What the exercise asks :: Retype, word for word, the lines between the ones holding "Write the matplotlib code for this chart." and "-24.0, -21.4, -18.2, -14.0, -10.1]", inclusive; pictures stay out of the copy.

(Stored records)
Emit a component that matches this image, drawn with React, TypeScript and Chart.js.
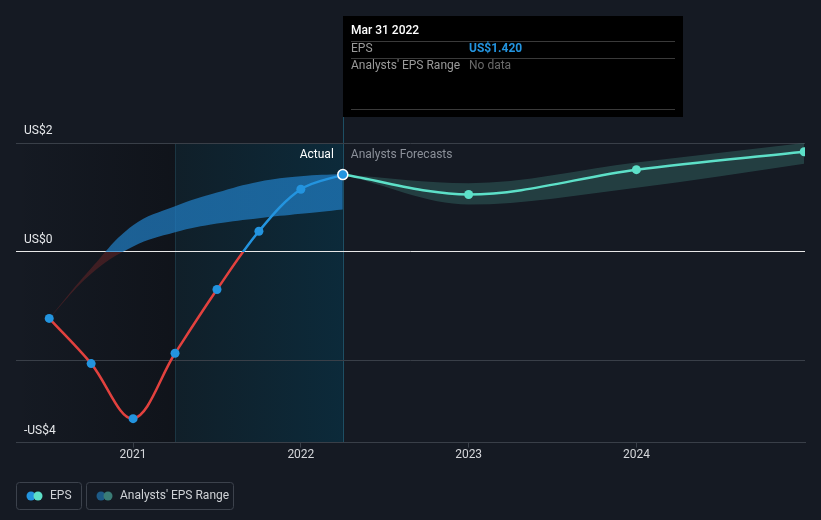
import React, { useEffect, useRef } from 'react';
import { Chart, registerables } from 'chart.js';

Chart.register(...registerables);

// ---- data ----
const pastDates = [2020.5, 2020.75, 2021.0, 2021.25, 2021.5, 2021.75, 2022.0, 2022.25];
const pastEps = [-1.22, -2.05, -3.06, -1.86, -0.69, 0.38, 1.15, 1.42];
const pastRangeHigh = [-1.22, -0.3, 0.49, 0.84, 1.09, 1.29, 1.39, 1.43];
const pastRangeLow = [-1.22, -0.4, 0.1, 0.36, 0.52, 0.62, 0.7, 0.78];
const forecastDates = [2022.25, 2023, 2024, 2025];
const forecastEps = [1.42, 1.055, 1.51, 1.84];
const forecastHigh = [1.42, 1.26, 1.64, 2.0];
const forecastLow = [1.42, 0.87, 1.18, 1.62];
const yTicks = [-3.5, -2, 0, 2];
const yTickLabels = ['-US$4', '', 'US$0', 'US$2'];
const xTicks = [2021, 2022, 2023, 2024];
const tooltipDate = 'Mar 31 2022';
const shadeStart = 2021.25;

const BG = '#151a23';
const BLUE = '#2394df';
const RED = '#e2413e';
const TEAL = '#5de0c8';
const GRID = '#393f48';

const pts = (xs: number[], ys: number[]) => xs.map((x, i) => ({ x, y: ys[i] }));

function zeroGradient(ctx: any, above: string, below: string, fallback: string) {
  const chart = ctx.chart;
  const area = chart.chartArea;
  if (!area) return fallback;
  const y0 = chart.scales.y.getPixelForValue(0);
  const t = Math.min(1, Math.max(0, (y0 - area.top) / (area.bottom - area.top)));
  const g = chart.ctx.createLinearGradient(0, area.top, 0, area.bottom);
  g.addColorStop(0, above);
  g.addColorStop(t, above);
  g.addColorStop(t, below);
  g.addColorStop(1, below);
  return g;
}

const decorPlugin = {
  id: 'decor',
  beforeDraw(chart: any) {
    const { ctx, chartArea, scales } = chart;
    const x = scales.x;
    ctx.save();
    ctx.fillStyle = BG;
    ctx.fillRect(0, 0, chart.width, chart.height);
    const xs = x.getPixelForValue(shadeStart);
    const xa = x.getPixelForValue(pastDates[pastDates.length - 1]);
    const g1 = ctx.createLinearGradient(chartArea.left, 0, xs, 0);
    g1.addColorStop(0, 'rgba(8,10,14,0.0)');
    g1.addColorStop(1, 'rgba(8,10,14,0.4)');
    ctx.fillStyle = g1;
    ctx.fillRect(chartArea.left, chartArea.top, xs - chartArea.left, chartArea.bottom - chartArea.top);
    const g2 = ctx.createLinearGradient(xs, 0, xa, 0);
    g2.addColorStop(0, '#101f29');
    g2.addColorStop(1, '#0c2a3a');
    ctx.fillStyle = g2;
    ctx.fillRect(xs, chartArea.top, xa - xs, chartArea.bottom - chartArea.top);
    ctx.strokeStyle = '#1b3542';
    ctx.lineWidth = 1;
    ctx.beginPath();
    ctx.moveTo(Math.round(xs) + 0.5, chartArea.top);
    ctx.lineTo(Math.round(xs) + 0.5, chartArea.bottom);
    ctx.stroke();
    ctx.strokeStyle = '#1d4f64';
    ctx.beginPath();
    ctx.moveTo(Math.round(xa) + 0.5, 117);
    ctx.lineTo(Math.round(xa) + 0.5, chartArea.bottom);
    ctx.stroke();
    ctx.restore();
  },
  afterDraw(chart: any) {
    const { ctx, chartArea, scales } = chart;
    const xa = scales.x.getPixelForValue(pastDates[pastDates.length - 1]);
    ctx.save();
    ctx.font = '12px Roboto';
    ctx.textBaseline = 'middle';
    ctx.textAlign = 'right';
    ctx.fillStyle = '#ffffff';
    ctx.fillText('Actual', xa - 9, chartArea.top + 12);
    ctx.textAlign = 'left';
    ctx.fillStyle = '#8b9099';
    ctx.fillText('Analysts Forecasts', xa + 8, chartArea.top + 12);

    // tooltip
    const tl = Math.round(xa);
    const tw = 340;
    ctx.fillStyle = '#000000';
    ctx.fillRect(tl, 16, tw, 101);
    ctx.fillStyle = '#ffffff';
    ctx.font = '500 12px Roboto';
    ctx.fillText(tooltipDate, tl + 8, 31);
    ctx.strokeStyle = '#3a3a3a';
    ctx.lineWidth = 1;
    [41.5, 58.5, 109.5].forEach((yy) => {
      ctx.beginPath();
      ctx.moveTo(tl + 8, yy);
      ctx.lineTo(tl + tw - 8, yy);
      ctx.stroke();
    });
    ctx.font = '12px Roboto';
    ctx.fillStyle = '#9a9a9a';
    ctx.fillText('EPS', tl + 8, 49);
    ctx.fillText("Analysts' EPS Range", tl + 8, 66);
    ctx.fillStyle = BLUE;
    ctx.font = 'bold 12px Roboto';
    ctx.fillText('US$' + pastEps[pastEps.length - 1].toFixed(3), tl + 126, 49);
    ctx.fillStyle = '#6a6a6a';
    ctx.font = '12px Roboto';
    ctx.fillText('No data', tl + 126, 66);

    // legend
    const drawBox = (x: number, w: number) => {
      ctx.strokeStyle = '#3c424c';
      ctx.lineWidth = 1;
      ctx.beginPath();
      (ctx as any).roundRect(x + 0.5, 482.5, w, 27, 3);
      ctx.stroke();
    };
    const dot = (x: number, c: string) => {
      ctx.fillStyle = c;
      ctx.beginPath();
      ctx.arc(x, 496, 4.5, 0, Math.PI * 2);
      ctx.fill();
    };
    drawBox(16, 65);
    dot(31, BLUE);
    dot(38, TEAL);
    ctx.fillStyle = '#cfd2d6';
    ctx.font = '12px Roboto';
    ctx.fillText('EPS', 50, 496);
    drawBox(86, 147);
    dot(101, '#1d5a86');
    dot(108, '#3a7c76');
    ctx.fillStyle = '#cfd2d6';
    ctx.fillText("Analysts' EPS Range", 120, 496);
    ctx.restore();
  },
};

export default function App() {
  const ref = useRef<HTMLCanvasElement>(null);
  useEffect(() => {
    document.body.style.margin = '0';
    document.body.style.background = BG;
    Chart.defaults.font.family = 'Roboto';
    const n = pastEps.length;
    const chart = new Chart(ref.current as HTMLCanvasElement, {
      type: 'line',
      data: {
        datasets: [
          {
            data: pts(pastDates, pastEps),
            borderColor: (c: any) => zeroGradient(c, BLUE, RED, BLUE),
            borderWidth: 2.5,
            tension: 0.35,
            pointRadius: pastEps.map((_, i) => (i === n - 1 ? 5 : 4.5)),
            pointBackgroundColor: BLUE,
            pointBorderColor: pastEps.map((_, i) => (i === n - 1 ? '#ffffff' : BLUE)),
            pointBorderWidth: pastEps.map((_, i) => (i === n - 1 ? 1.5 : 0)),
            fill: false,
            clip: 0,
          },
          {
            data: pts(forecastDates, forecastEps),
            borderColor: TEAL,
            borderWidth: 2.5,
            cubicInterpolationMode: 'monotone',
            pointRadius: forecastEps.map((_, i) => (i === 0 ? 0 : 4.5)),
            pointBackgroundColor: TEAL,
            pointBorderWidth: 0,
            fill: false,
            clip: 0,
          },
          {
            data: pts(pastDates, pastRangeHigh),
            borderWidth: 0,
            borderColor: 'rgba(0,0,0,0)',
            backgroundColor: (c: any) =>
              zeroGradient(c, 'rgba(32,125,195,0.72)', 'rgba(130,40,40,0.4)', 'rgba(32,125,195,0.72)'),
            pointRadius: 0,
            tension: 0.4,
            fill: '+1',
            clip: 0,
          },
          {
            data: pts(pastDates, pastRangeLow),
            borderWidth: 0,
            borderColor: 'rgba(0,0,0,0)',
            pointRadius: 0,
            tension: 0.4,
            fill: false,
            clip: 0,
          },
          {
            data: pts(forecastDates, forecastHigh),
            borderWidth: 0,
            borderColor: 'rgba(0,0,0,0)',
            backgroundColor: 'rgba(66,140,132,0.32)',
            pointRadius: 0,
            cubicInterpolationMode: 'monotone',
            fill: '+1',
            clip: 0,
          },
          {
            data: pts(forecastDates, forecastLow),
            borderWidth: 0,
            borderColor: 'rgba(0,0,0,0)',
            pointRadius: 0,
            cubicInterpolationMode: 'monotone',
            fill: false,
            clip: 0,
          },
        ],
      },
      options: {
        responsive: false,
        animation: false,
        devicePixelRatio: 1,
        layout: { padding: { left: 0, right: 16, top: 143, bottom: 58 } },
        plugins: { legend: { display: false }, tooltip: { enabled: false } },
        scales: {
          x: {
            type: 'linear',
            min: 2020.302,
            max: 2025.005,
            afterBuildTicks: (s: any) => {
              s.ticks = xTicks.map((v) => ({ value: v }));
            },
            ticks: {
              color: '#d4d6da',
              font: { size: 12 },
              padding: 0,
              maxRotation: 0,
              autoSkip: false,
              callback: (v: any) => String(v),
            },
            grid: { drawOnChartArea: false, drawTicks: true, tickLength: 5, color: GRID },
            border: { display: true, color: GRID },
          },
          y: {
            type: 'linear',
            min: -3.5,
            max: 2,
            afterBuildTicks: (s: any) => {
              s.ticks = yTicks.map((v) => ({ value: v }));
            },
            ticks: {
              mirror: true,
              padding: 8,
              labelOffset: -12,
              color: '#e6e8eb',
              font: { size: 12 },
              callback: (v: any) => {
                const i = yTicks.indexOf(Number(v));
                return i >= 0 ? yTickLabels[i] : '';
              },
            },
            grid: {
              drawTicks: false,
              color: (c: any) => (c.tick && c.tick.value === 0 ? '#e8e8e8' : GRID),
            },
            border: { display: false },
          },
        },
      },
      plugins: [decorPlugin],
    } as any);
    return () => chart.destroy();
  }, []);
  return (
    <div style={{ width: 821, height: 520 }}>
      <canvas ref={ref} width={821} height={520} style={{ display: 'block' }} />
    </div>
  );
}
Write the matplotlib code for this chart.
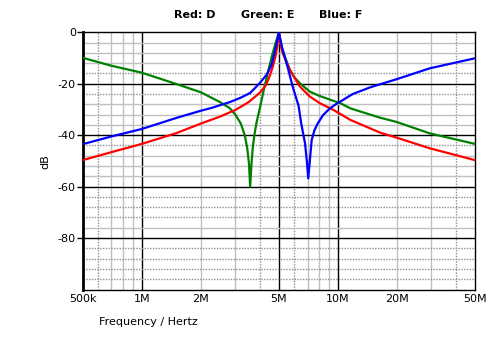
import numpy as np
import matplotlib
matplotlib.use("Agg")
import matplotlib.pyplot as plt

# frequencies in Hz, levels in dB
red_f = [5e5, 7e5, 1e6, 1.5e6, 2e6, 2.5e6, 3e6, 3.5e6, 4e6, 4.3e6, 4.5e6,
         4.65e6, 4.8e6, 4.9e6, 5e6, 5.1e6, 5.2e6, 5.45e6, 5.7e6, 6e6, 6.4e6,
         7.2e6, 8.1e6, 9.5e6, 11.6e6, 16.4e6, 20e6, 29.4e6, 5e7]
red_db = [-49.7, -46.6, -43.4, -39.2, -35.5, -32.8, -30.2, -27.2, -23.5, -20.5, -16.8,
          -13.5, -9.5, -6.0, 0, -4.5, -7.5, -11.5, -14.7, -17.5, -21.1,
          -25.0, -27.6, -30.2, -34.1, -39.0, -41.0, -45.1, -49.7]

green_f = [5e5, 7e5, 1e6, 1.5e6, 2e6, 2.5e6, 2.8e6, 3.0e6, 3.2e6, 3.35e6, 3.45e6,
           3.52e6, 3.57e6, 3.62e6, 3.68e6, 3.75e6, 3.85e6, 4.0e6, 4.2e6, 4.4e6,
           4.6e6, 4.8e6, 5e6, 5.2e6, 5.4e6, 5.7e6, 6.0e6, 6.4e6, 7.2e6, 8.1e6,
           10.3e6, 11.6e6, 16.4e6, 20e6, 29.4e6, 5e7]
green_db = [-9.9, -13.0, -15.7, -20.1, -23.3, -27.1, -29.4, -32.0, -35.5, -40.0, -45.0,
            -51.0, -60.0, -52.0, -45.0, -40.0, -35.0, -29.5, -22.0, -15.5,
            -9.5, -4.5, 0, -6.5, -10.0, -14.7, -17.5, -19.8, -23.1, -24.8,
            -27.6, -29.6, -33.2, -34.9, -39.3, -43.4]

blue_f = [5e5, 7e5, 1e6, 1.5e6, 2e6, 2.27e6, 2.82e6, 3.18e6, 3.57e6, 4e6, 4.33e6,
          4.59e6, 4.77e6, 4.9e6, 5e6, 5.2e6, 5.56e6, 5.9e6, 6.3e6, 6.5e6, 6.8e6,
          6.96e6, 7.06e6, 7.2e6, 7.35e6, 7.6e6, 7.9e6, 8.4e6, 9.1e6, 9.8e6,
          11.9e6, 14.6e6, 20e6, 29.4e6, 5e7]
blue_db = [-43.5, -40.5, -37.6, -33.3, -30.5, -29.4, -27.1, -25.5, -23.6, -19.7, -16.5,
           -12.6, -7.4, -3.5, 0, -6.1, -13.9, -21.5, -28.5, -35.4, -43.2,
           -50.9, -56.8, -49.6, -41.9, -38.0, -35.4, -32.2, -29.6, -27.9,
           -24.0, -21.4, -18.2, -14.0, -10.1]

xticks = [5e5, 1e6, 2e6, 5e6, 1e7, 2e7, 5e7]
xlabels = ["500k", "1M", "2M", "5M", "10M", "20M", "50M"]
yticks = [0, -20, -40, -60, -80]

fig = plt.figure(figsize=(4.95, 3.39), dpi=100)
ax = fig.add_axes([82.7 / 495, 1 - 289.5 / 339, (475 - 82.7) / 495, (289.5 - 32.3) / 339])
ax.set_xscale("log")
ax.set_xlim(5e5, 5e7)
ax.set_ylim(-100, 0)

# grid
minor_v = [6e5, 7e5, 8e5, 9e5, 2e6, 3e6, 4e6, 6e6, 7e6, 8e6, 9e6, 2e7, 3e7, 4e7]
dotted_v = [6e5, 4e6, 6e6, 4e7]
for v in minor_v:
    if v in dotted_v:
        ax.axvline(v, color="#909090", lw=1, ls=(0, (1, 1)), zorder=1)
    else:
        ax.axvline(v, color="#c0c0c0", lw=1, zorder=1)
for v in [1e6, 5e6, 1e7]:
    ax.axvline(v, color="black", lw=1, zorder=1)

dotted_h = [-16, -24, -44, -64, -68, -72, -84, -88, -92, -96]
for h in range(-96, 0, 4):
    if h % 20 == 0:
        ax.axhline(h, color="black", lw=1, zorder=1)
    elif h in dotted_h:
        ax.axhline(h, color="#909090", lw=1, ls=(0, (1, 1)), zorder=1)
    else:
        ax.axhline(h, color="#c0c0c0", lw=1, zorder=1)

ax.plot(green_f, green_db, color="#008000", lw=1.6, zorder=3)
ax.plot(red_f, red_db, color="#ff0000", lw=1.6, zorder=3)
ax.plot(blue_f, blue_db, color="#0000ff", lw=1.6, zorder=4)

ax.set_xticks(xticks)
ax.set_xticklabels(xlabels)
ax.xaxis.set_minor_locator(matplotlib.ticker.NullLocator())
ax.set_yticks(yticks)
ax.set_yticklabels([str(t) for t in yticks])
ax.tick_params(axis="x", length=0, pad=3, labelsize=8)
ax.tick_params(axis="y", length=4, width=1, pad=1, labelsize=8)

for s in ["top", "right", "bottom"]:
    ax.spines[s].set_linewidth(1)
ax.spines["left"].set_linewidth(2)

fig.text(174 / 495, 1 - 15 / 339, "Red: D", fontsize=8, fontweight="bold", va="center", ha="left")
fig.text(241 / 495, 1 - 15 / 339, "Green: E", fontsize=8, fontweight="bold", va="center", ha="left")
fig.text(319 / 495, 1 - 15 / 339, "Blue: F", fontsize=8, fontweight="bold", va="center", ha="left")
fig.text(45 / 495, 1 - 162 / 339, "dB", fontsize=8, rotation=90, va="center", ha="center")
fig.text(99 / 495, 1 - 322 / 339, "Frequency / Hertz", fontsize=8, va="center", ha="left")

fig.savefig("out.png", dpi=100)
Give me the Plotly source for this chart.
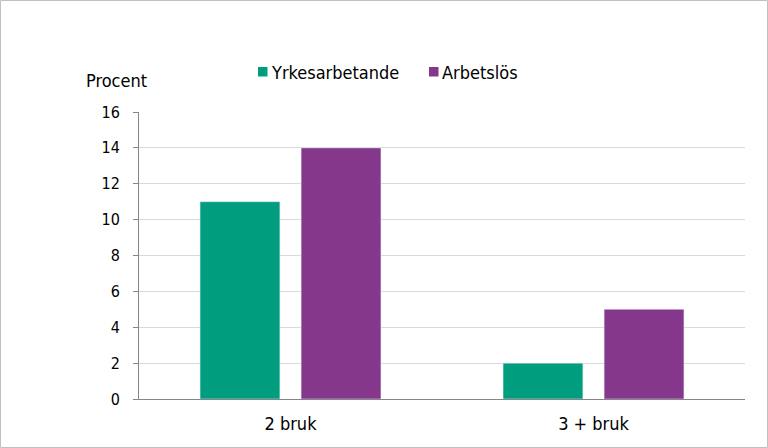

Response to the exercise ::
Write the matplotlib code for this chart.
import numpy as np
import matplotlib
matplotlib.use("Agg")
import matplotlib.pyplot as plt

# frequencies in Hz, levels in dB
red_f = [5e5, 7e5, 1e6, 1.5e6, 2e6, 2.5e6, 3e6, 3.5e6, 4e6, 4.3e6, 4.5e6,
         4.65e6, 4.8e6, 4.9e6, 5e6, 5.1e6, 5.2e6, 5.45e6, 5.7e6, 6e6, 6.4e6,
         7.2e6, 8.1e6, 9.5e6, 11.6e6, 16.4e6, 20e6, 29.4e6, 5e7]
red_db = [-49.7, -46.6, -43.4, -39.2, -35.5, -32.8, -30.2, -27.2, -23.5, -20.5, -16.8,
          -13.5, -9.5, -6.0, 0, -4.5, -7.5, -11.5, -14.7, -17.5, -21.1,
          -25.0, -27.6, -30.2, -34.1, -39.0, -41.0, -45.1, -49.7]

green_f = [5e5, 7e5, 1e6, 1.5e6, 2e6, 2.5e6, 2.8e6, 3.0e6, 3.2e6, 3.35e6, 3.45e6,
           3.52e6, 3.57e6, 3.62e6, 3.68e6, 3.75e6, 3.85e6, 4.0e6, 4.2e6, 4.4e6,
           4.6e6, 4.8e6, 5e6, 5.2e6, 5.4e6, 5.7e6, 6.0e6, 6.4e6, 7.2e6, 8.1e6,
           10.3e6, 11.6e6, 16.4e6, 20e6, 29.4e6, 5e7]
green_db = [-9.9, -13.0, -15.7, -20.1, -23.3, -27.1, -29.4, -32.0, -35.5, -40.0, -45.0,
            -51.0, -60.0, -52.0, -45.0, -40.0, -35.0, -29.5, -22.0, -15.5,
            -9.5, -4.5, 0, -6.5, -10.0, -14.7, -17.5, -19.8, -23.1, -24.8,
            -27.6, -29.6, -33.2, -34.9, -39.3, -43.4]

blue_f = [5e5, 7e5, 1e6, 1.5e6, 2e6, 2.27e6, 2.82e6, 3.18e6, 3.57e6, 4e6, 4.33e6,
          4.59e6, 4.77e6, 4.9e6, 5e6, 5.2e6, 5.56e6, 5.9e6, 6.3e6, 6.5e6, 6.8e6,
          6.96e6, 7.06e6, 7.2e6, 7.35e6, 7.6e6, 7.9e6, 8.4e6, 9.1e6, 9.8e6,
          11.9e6, 14.6e6, 20e6, 29.4e6, 5e7]
blue_db = [-43.5, -40.5, -37.6, -33.3, -30.5, -29.4, -27.1, -25.5, -23.6, -19.7, -16.5,
           -12.6, -7.4, -3.5, 0, -6.1, -13.9, -21.5, -28.5, -35.4, -43.2,
           -50.9, -56.8, -49.6, -41.9, -38.0, -35.4, -32.2, -29.6, -27.9,
           -24.0, -21.4, -18.2, -14.0, -10.1]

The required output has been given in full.